WHAT IS EXPECTED: Scan the data. Collect each line that contains the word "with".

GIVEN MATERIAL:

#####

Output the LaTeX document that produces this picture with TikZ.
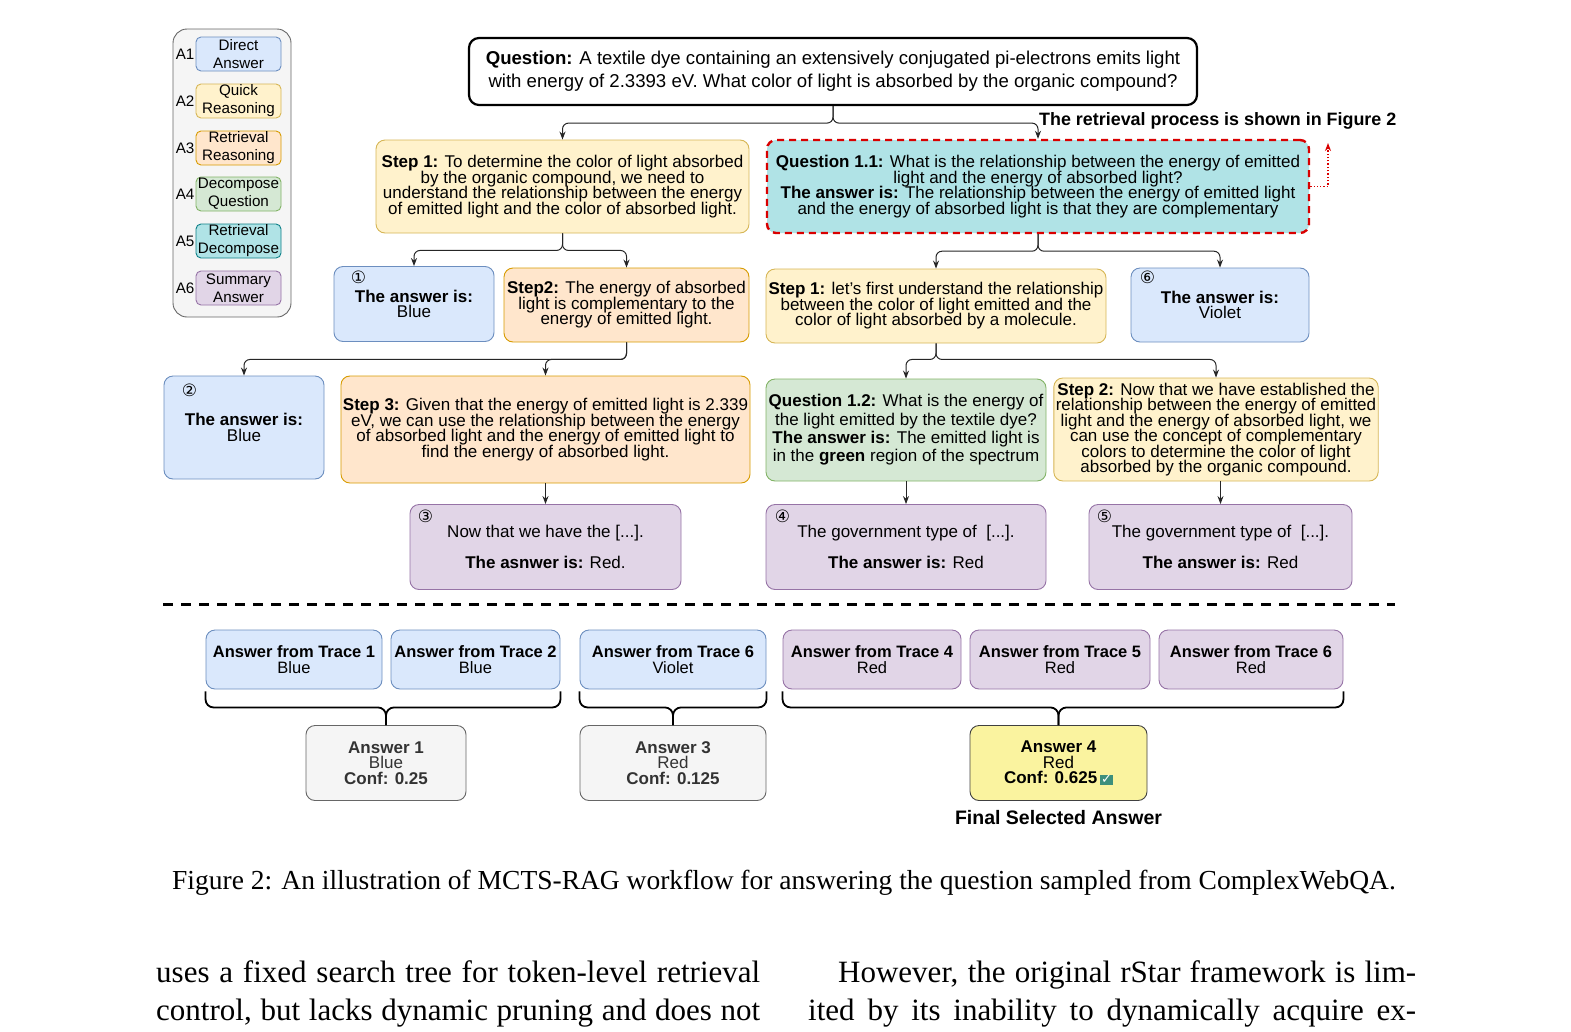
\documentclass[tikz,border=0pt]{standalone}
\usepackage{fontspec}
\setmainfont{Liberation Sans}
\newfontfamily\capfont{Liberation Serif}
\newfontfamily\symfont{DejaVu Sans}
\usepackage{tikz}
\newcommand{\boxfont}{\fontsize{17}{15.5}\selectfont\lineskiplimit=-20pt}
\newcommand{\qfont}{\fontsize{18.6}{23}\selectfont}
\newcommand{\legfont}{\fontsize{15.2}{18}\selectfont}
\newcommand{\numfont}{\symfont\fontsize{17}{17}\selectfont}
\newcommand{\bodyfont}{\capfont\fontsize{31}{38}\selectfont}
\newcommand{\chkbox}{{\setlength{\fboxsep}{1pt}\colorbox{chkGreen}{\color{white}\symfont\fontsize{13}{13}\selectfont ✓}}}
\definecolor{myBlue}{HTML}{DAE8FC}
\definecolor{myBlueLine}{HTML}{6C8EBF}
\definecolor{myYellow}{HTML}{FFF2CC}
\definecolor{myYellowLine}{HTML}{D6B656}
\definecolor{myOrange}{HTML}{FFE6CC}
\definecolor{myOrangeLine}{HTML}{D79B00}
\definecolor{myGreen}{HTML}{D5E8D4}
\definecolor{myGreenLine}{HTML}{82B366}
\definecolor{myTeal}{HTML}{B0E3E6}
\definecolor{myTealLine}{HTML}{0E8088}
\definecolor{myPurple}{HTML}{E1D5E7}
\definecolor{myPurpleLine}{HTML}{9673A6}
\definecolor{myGray}{HTML}{F5F5F5}
\definecolor{myGrayLine}{HTML}{666666}
\definecolor{myFinal}{HTML}{FAF39F}
\definecolor{myRed}{HTML}{D90000}
\definecolor{chkGreen}{HTML}{3D8F7C}
\usetikzlibrary{arrows.meta,calc,positioning}
\pgfdeclarelayer{bg}
\pgfsetlayers{bg,main}
\tikzset{
  >={Stealth[length=8pt,width=6pt]},
  box/.style={draw,shape=rectangle,rounded corners=9pt,align=center,inner sep=2pt,line width=0.9pt,font=\boxfont},
  wh/.style 2 args={minimum width=#1,minimum height=#2},
  bluebox/.style={box,fill=myBlue,draw=myBlueLine},
  yellowbox/.style={box,fill=myYellow,draw=myYellowLine},
  orangebox/.style={box,fill=myOrange,draw=myOrangeLine},
  greenbox/.style={box,fill=myGreen,draw=myGreenLine},
  tealbox/.style={box,fill=myTeal,draw=myTealLine},
  purplebox/.style={box,fill=myPurple,draw=myPurpleLine},
  graybox/.style={box,fill=myGray,draw=myGrayLine,text=black!80},
  legbox/.style={wh={85pt}{34pt},rounded corners=5pt,inner sep=0pt,font=\legfont},
  tracebox/.style={wh={#1}{59pt},font=\fontsize{16.5}{16}\selectfont},
  num/.style={inner sep=0pt,font=\numfont},
  line/.style={draw,->,line width=1pt,black!85,rounded corners=6pt},
  brace/.style={draw,line width=1.8pt,rounded corners=8pt},
}

\begin{document}
\begin{tikzpicture}[x=1pt,y=1pt]
  \useasboundingbox (0,0) rectangle (1571,-1031);

  % legend
  \node (la1) [bluebox,legbox] at (238.5,-54) {Direct\\Answer};
  \node (la2) [yellowbox,legbox] at (238.5,-101) {Quick\\Reasoning};
  \node (la3) [orangebox,legbox] at (238.5,-148) {Retrieval\\Reasoning};
  \node (la4) [greenbox,legbox] at (238.5,-194) {Decompose\\Question};
  \node (la5) [tealbox,legbox] at (238.5,-241) {Retrieval\\Decompose};
  \node (la6) [purplebox,legbox] at (238.5,-288) {Summary\\Answer};
  \node (lb1) [left=1pt of la1,inner sep=0pt,font=\legfont] {A1};
  \node (lb2) [left=1pt of la2,inner sep=0pt,font=\legfont] {A2};
  \node (lb3) [left=1pt of la3,inner sep=0pt,font=\legfont] {A3};
  \node (lb4) [left=1pt of la4,inner sep=0pt,font=\legfont] {A4};
  \node (lb5) [left=1pt of la5,inner sep=0pt,font=\legfont] {A5};
  \node (lb6) [left=1pt of la6,inner sep=0pt,font=\legfont] {A6};
  \begin{pgfonlayer}{bg}
    \node (legend) [draw=myGrayLine,fill=myGray,rounded corners=14pt,line width=0.9pt,wh={118pt}{288pt}] at (232,-173) {};
  \end{pgfonlayer}

  % question and first level
  \node (q) [box,draw=black,fill=white,line width=2.2pt,rounded corners=10pt,wh={728pt}{67pt},font=\qfont] at (833,-71.5)
    {\textbf{Question:} A textile dye containing an extensively conjugated pi-electrons emits light\\with energy of 2.3393 eV. What color of light is absorbed by the organic compound?};
  \node (s1) [yellowbox,wh={373pt}{93pt}] at (562.5,-186.5)
    {\textbf{Step 1:} To determine the color of light absorbed\\by the organic compound, we need to\\understand the relationship between the energy\\of emitted light and the color of absorbed light.};
  \node (q11) [tealbox,draw=myRed,line width=2.4pt,dash pattern=on 7pt off 5pt,wh={542pt}{93pt}] at (1038,-186.5)
    {\textbf{Question 1.1:} What is the relationship between the energy of emitted\\light and the energy of absorbed light?\\\textbf{The answer is:} The relationship between the energy of emitted light\\and the energy of absorbed light is that they are complementary};
  \node (rlabel) [anchor=west,inner sep=0pt,font=\fontsize{17.9}{20}\selectfont\bfseries] at (1039,-121) {The retrieval process is shown in Figure 2};
  \coordinate (rtip) at (1328,-143);

  % second level
  \node (ans1) [bluebox,wh={160pt}{75pt}] at (414,-304) {\textbf{The answer is:}\\Blue};
  \node (s2) [orangebox,wh={245pt}{74pt}] at (626.5,-305)
    {\textbf{Step2:} The energy of absorbed\\light is complementary to the\\energy of emitted light.};
  \node (r1) [yellowbox,wh={340pt}{74pt}] at (936,-306)
    {\textbf{Step 1:} let's first understand the relationship\\between the color of light emitted and the\\color of light absorbed by a molecule.};
  \node (ans6) [bluebox,wh={178pt}{74pt}] at (1220,-305) {\textbf{The answer is:}\\Violet};

  % third level
  \node (ans2) [bluebox,wh={160pt}{103pt}] at (244,-427.5) {\textbf{The answer is:}\\Blue};
  \node (s3) [orangebox,wh={407pt}{107pt}] at (545.5,-429.5)
    {\textbf{Step 3:} Given that the energy of emitted light is 2.339\\eV, we can use the relationship between the energy\\of absorbed light and the energy of emitted light to\\find the energy of absorbed light.};
  \node (q12) [greenbox,wh={280pt}{102pt},font=\fontsize{17}{18.3}\selectfont] at (906,-430)
    {\textbf{Question 1.2:} What is the energy of\\the light emitted by the textile dye?\\\textbf{The answer is:} The emitted light is\\in the \textbf{green} region of the spectrum};
  \node (r2) [yellowbox,wh={322pt}{103pt}] at (1216,-429.5)
    {\textbf{Step 2:} Now that we have established the\\relationship between the energy of emitted\\light and the energy of absorbed light, we\\can use the concept of complementary\\colors to determine the color of light\\absorbed by the organic compound.};

  % fourth level
  \node (ans3) [purplebox,wh={271pt}{85pt}] at (545.5,-547) {Now that we have the [...].\\[15pt]\textbf{The asnwer is:} Red.};
  \node (ans4) [purplebox,wh={280pt}{85pt}] at (906,-547) {The government type of\ \ [...].\\[15pt]\textbf{The answer is:} Red};
  \node (ans5) [purplebox,wh={263pt}{85pt}] at (1220.5,-547) {The government type of\ \ [...].\\[15pt]\textbf{The answer is:} Red};

  % trace numbers
  \node (c1) [num] at ($(ans1.north west)+(25,-11)$) {①};
  \node (c2) [num] at ($(ans2.north west)+(26,-15)$) {②};
  \node (c3) [num] at ($(ans3.north west)+(16,-12)$) {③};
  \node (c4) [num] at ($(ans4.north west)+(17,-12)$) {④};
  \node (c5) [num] at ($(ans5.north west)+(16,-12)$) {⑤};
  \node (c6) [num] at ($(ans6.north west)+(17,-10)$) {⑥};

  % tree edges
  \path [line] (q.south) -- ++(0,-17) -| (s1.north);
  \path [line] (q.south) -- ++(0,-17) -| (q11.north);
  \path [line] (s1.south) -- ++(0,-17) -| (ans1.north);
  \path [line] (s1.south) -- ++(0,-17) -| (s2.north);
  \path [line] (q11.south) -- ++(0,-17) -| (r1.north);
  \path [line] (q11.south) -- ++(0,-17) -| (ans6.north);
  \path [line] (s2.south) -- ++(0,-17) -| (ans2.north);
  \path [line] (s2.south) -- ++(0,-17) -| (s3.north);
  \path [line] (r1.south) -- ++(0,-16) -| (q12.north);
  \path [line] (r1.south) -- ++(0,-16) -| (r2.north);
  \path [line] (s3.south) -- (ans3.north);
  \path [line] (q12.south) -- (ans4.north);
  \path [line] (r2.south -| ans5.north) -- (ans5.north);
  \draw [->,myRed,line width=1.3pt,dotted] (q11.east) -| (rtip);

  % separator
  \coordinate (dl) at (163,-604);
  \coordinate (dr) at (1395,-604);
  \draw [line width=3pt,dash pattern=on 10pt off 8pt] (dl) -- (dr);

  % answers from traces
  \node (tr1) [bluebox,tracebox=176pt] at (294,-659.5) {\textbf{Answer from Trace 1}\\Blue};
  \node (tr2) [bluebox,tracebox=169pt] at (475.5,-659.5) {\textbf{Answer from Trace 2}\\Blue};
  \node (tr6) [bluebox,tracebox=186pt] at (673,-659.5) {\textbf{Answer from Trace 6}\\Violet};
  \node (tr4) [purplebox,tracebox=178pt] at (872,-659.5) {\textbf{Answer from Trace 4}\\Red};
  \node (tr5) [purplebox,tracebox=180pt] at (1060,-659.5) {\textbf{Answer from Trace 5}\\Red};
  \node (tr6b) [purplebox,tracebox=184pt] at (1251,-659.5) {\textbf{Answer from Trace 6}\\Red};

  \node (fin1) [graybox,wh={160pt}{75pt}] at (386,-763) {\textbf{Answer 1}\\Blue\\\textbf{Conf: 0.25}};
  \node (fin3) [graybox,wh={186pt}{75pt}] at (673,-763) {\textbf{Answer 3}\\Red\\\textbf{Conf: 0.125}};
  \node (fin4) [box,fill=myFinal,draw=black!75,wh={177pt}{75pt}] at (1058.5,-763) {\textbf{Answer 4}\\Red\\\textbf{Conf: 0.625}\,\chkbox};
  \node (fsel) [below=9pt of fin4,inner sep=0pt,font=\fontsize{19.5}{20}\selectfont\bfseries] {Final Selected Answer};

  \path [brace] ([yshift=-2pt]tr1.south west) -- ++(0,-16) -| (fin1.north);
  \path [brace] ([yshift=-2pt]tr2.south east) -- ++(0,-16) -| (fin1.north);
  \path [brace] ([yshift=-2pt]tr6.south west) -- ++(0,-16) -| (fin3.north);
  \path [brace] ([yshift=-2pt]tr6.south east) -- ++(0,-16) -| (fin3.north);
  \path [brace] ([yshift=-2pt]tr4.south west) -- ++(0,-16) -| (fin4.north);
  \path [brace] ([yshift=-2pt]tr6b.south east) -- ++(0,-16) -| (fin4.north);

  % caption and page text
  \node (cap) [anchor=base,inner sep=0pt,font=\capfont\fontsize{27.5}{33}\selectfont] at (784,-889)
    {Figure 2: An illustration of MCTS-RAG workflow for answering the question sampled from ComplexWebQA.};
  \node (bl1) [anchor=base west,inner sep=0pt,font=\bodyfont] at (156,-982) {\makebox[604pt][s]{uses a fixed search tree for token-level retrieval}};
  \node (bl2) [anchor=base west,inner sep=0pt,font=\bodyfont] at (156,-1020) {\makebox[604pt][s]{control, but lacks dynamic pruning and does not}};
  \node (br1) [anchor=base west,inner sep=0pt,font=\bodyfont] at (838,-982) {\makebox[578pt][s]{However, the original rStar framework is lim-}};
  \node (br2) [anchor=base west,inner sep=0pt,font=\bodyfont] at (808,-1020) {\makebox[608pt][s]{ited by its inability to dynamically acquire ex-}};
\end{tikzpicture}
\end{document}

#####

EXERCISE SOLUTION:
Output the LaTeX document that produces this picture with TikZ.
    {\textbf{Question:} A textile dye containing an extensively conjugated pi-electrons emits light\\with energy of 2.3393 eV. What color of light is absorbed by the organic compound?};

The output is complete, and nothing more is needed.